A spy satellite does NOT just spy on one country, by necessity they all spy on The Entire World.

(well *effectively*, anyway)

...

For all practical discussions, it is a physical requirements that a low orbit satellite intended to spy on a high latitude country like the USSR or the USA (less so, but still) will have to be in a polar (or near-polar) orbit whose period will be about 1.5 hours. Thus one satellite can and usually does cover all of the non-polar oceans and lands on the earth (in truth they likely cover the poles too).

So US/USSR spy satellites do not just spy on the USSR/US, they spy on everything, including themselves. Conversely this also means that to stop them spying on you, you would have to take out all of their spy satellites, not just specific ones.

Here's how that changed the calculations:

  1. We could take out all their spy satellites. This would:
  • remove their ability to spy on us,
  • and also remove their ability to spy on everyone else.

This is all good so far, but note that the first, original intended effect was much more valuable to us than the second, unintended side-effect.

  1. Obviously, they are going to retaliate and take out all of our spy satellites. This would:
  • remove our ability to spy on them,
  • and also, remove our ability to spy on everyone and everything else.

Note that in this case the second effect is as costly or even more costly than the original effect.

It in effect would reduce, by orders of magnitude, our ability to spy on countries and conflicts around the world that we, as one of the world's superpowers, need to be fully informed on so that we can properly attempt to influence and control them. What's happening in Cuba that no one's told us about or is trying to hide from us? What about Angola? Vietnam? What about places we haven't even thought could be a problem yet?
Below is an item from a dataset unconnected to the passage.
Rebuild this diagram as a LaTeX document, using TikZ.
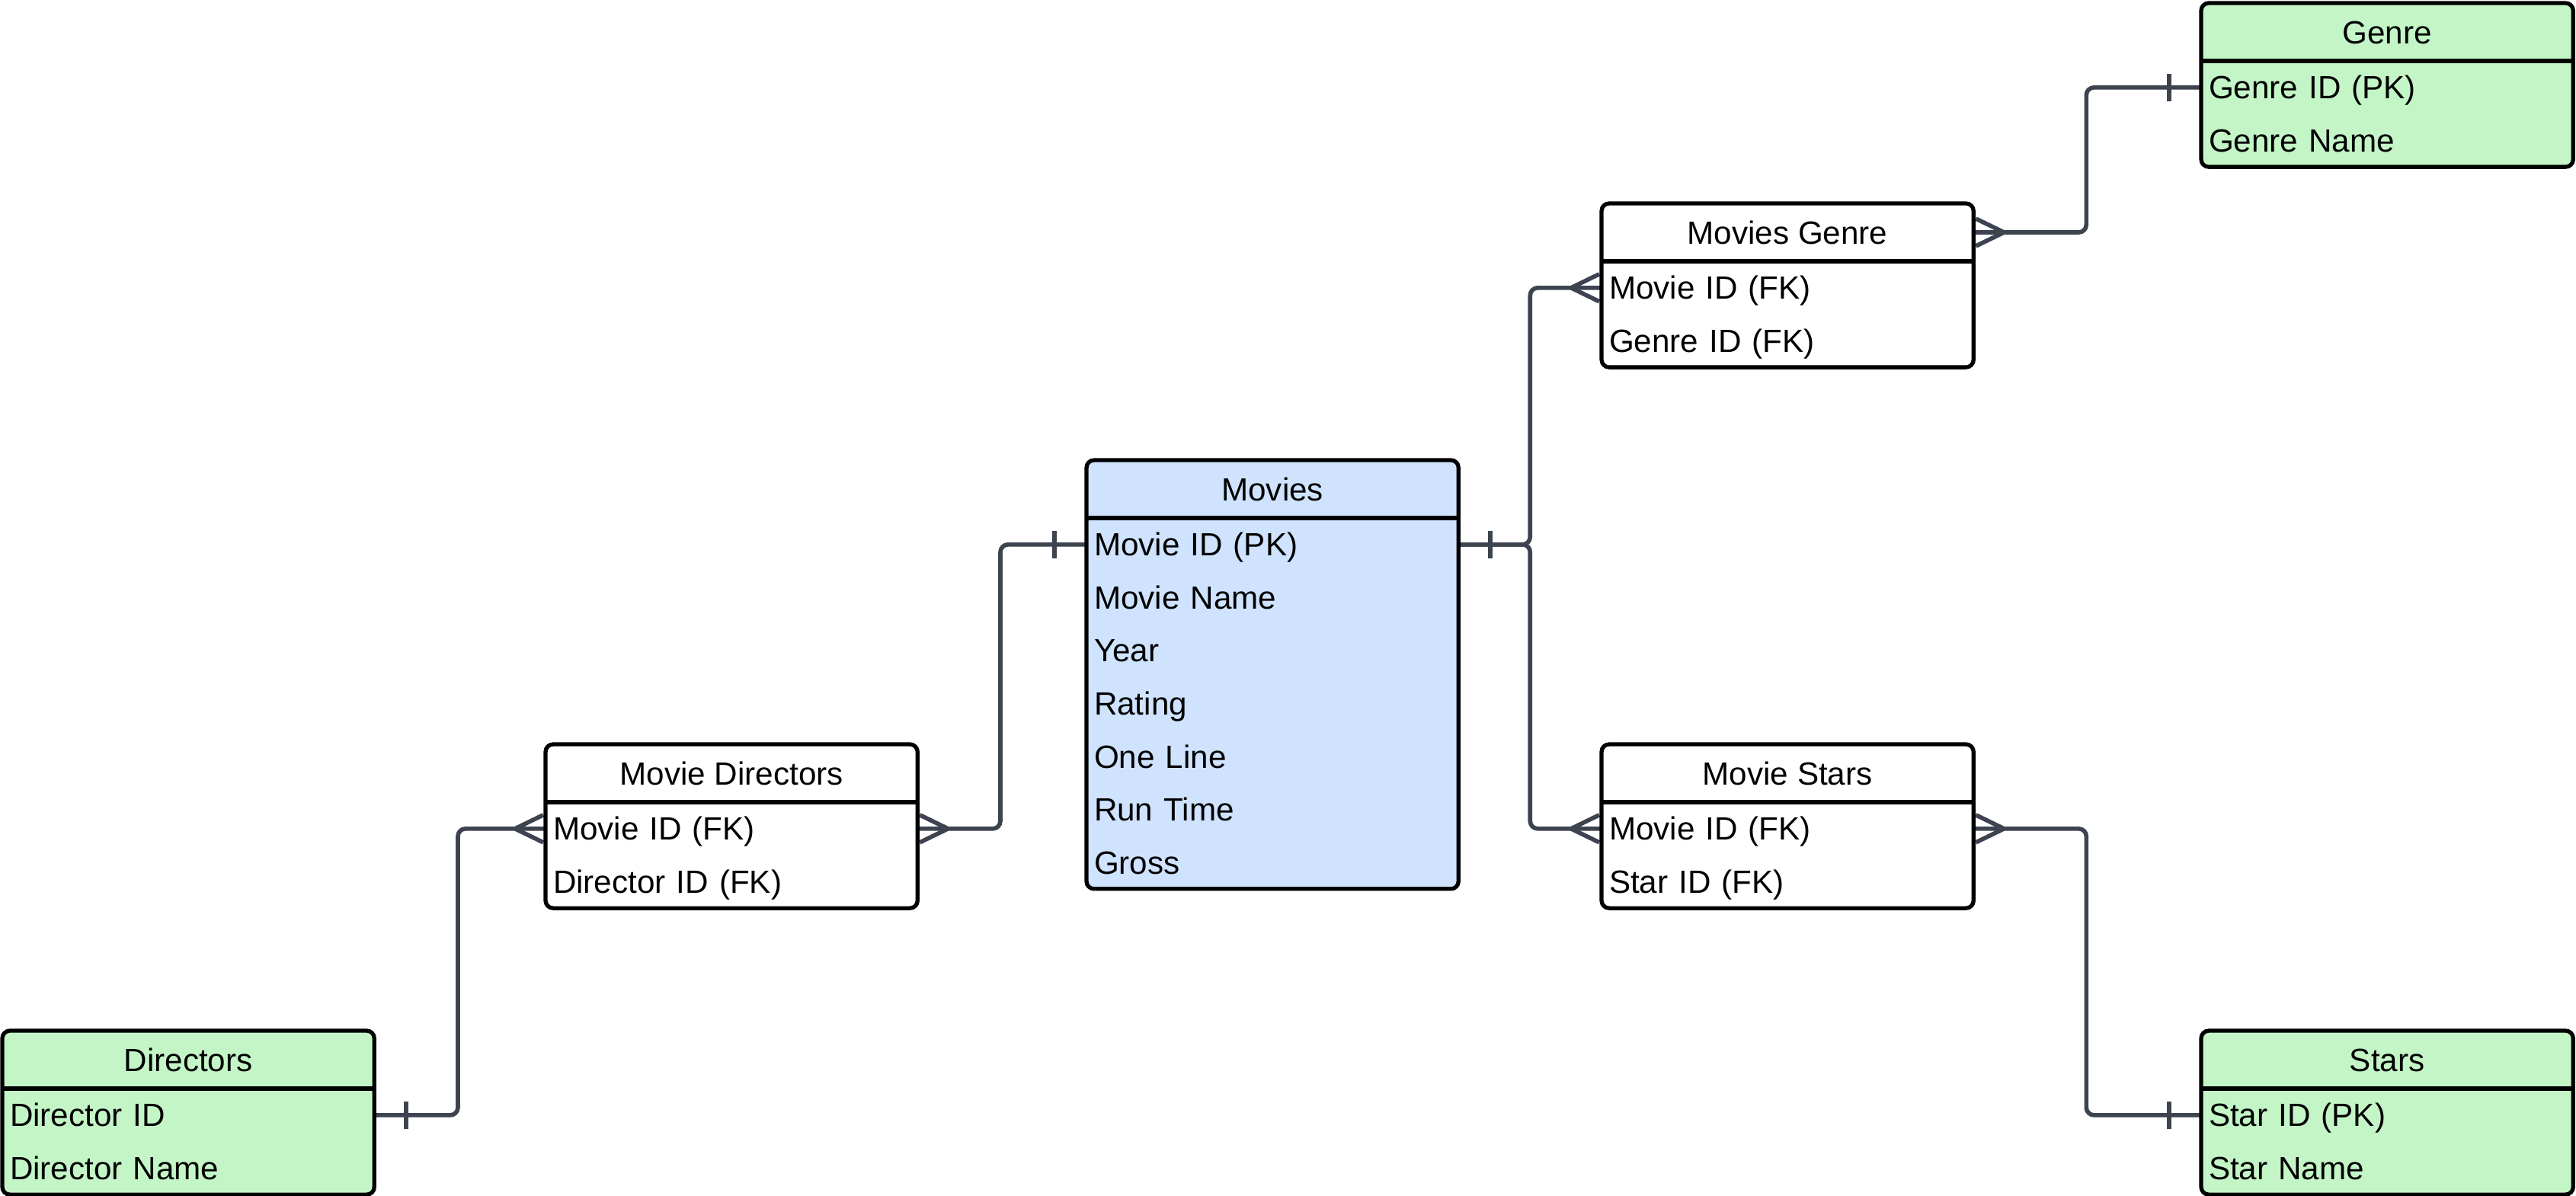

With spy satellites we have an instantaneous ability to focus on anything anywhere in the world with only 1.5 hours notice and NO DEPLOYMENT. Without them, we are blind by comparison and everything that our enemies and our allies do is a surprise to us.

For all practical purposes, to be a Global Superpower for the last 70 year, you NEED those spy satellites.

So in that light, this would have been a terrible trade-off for the USSR (and for the US), so there's no way they could have ever decided to make that trade-off.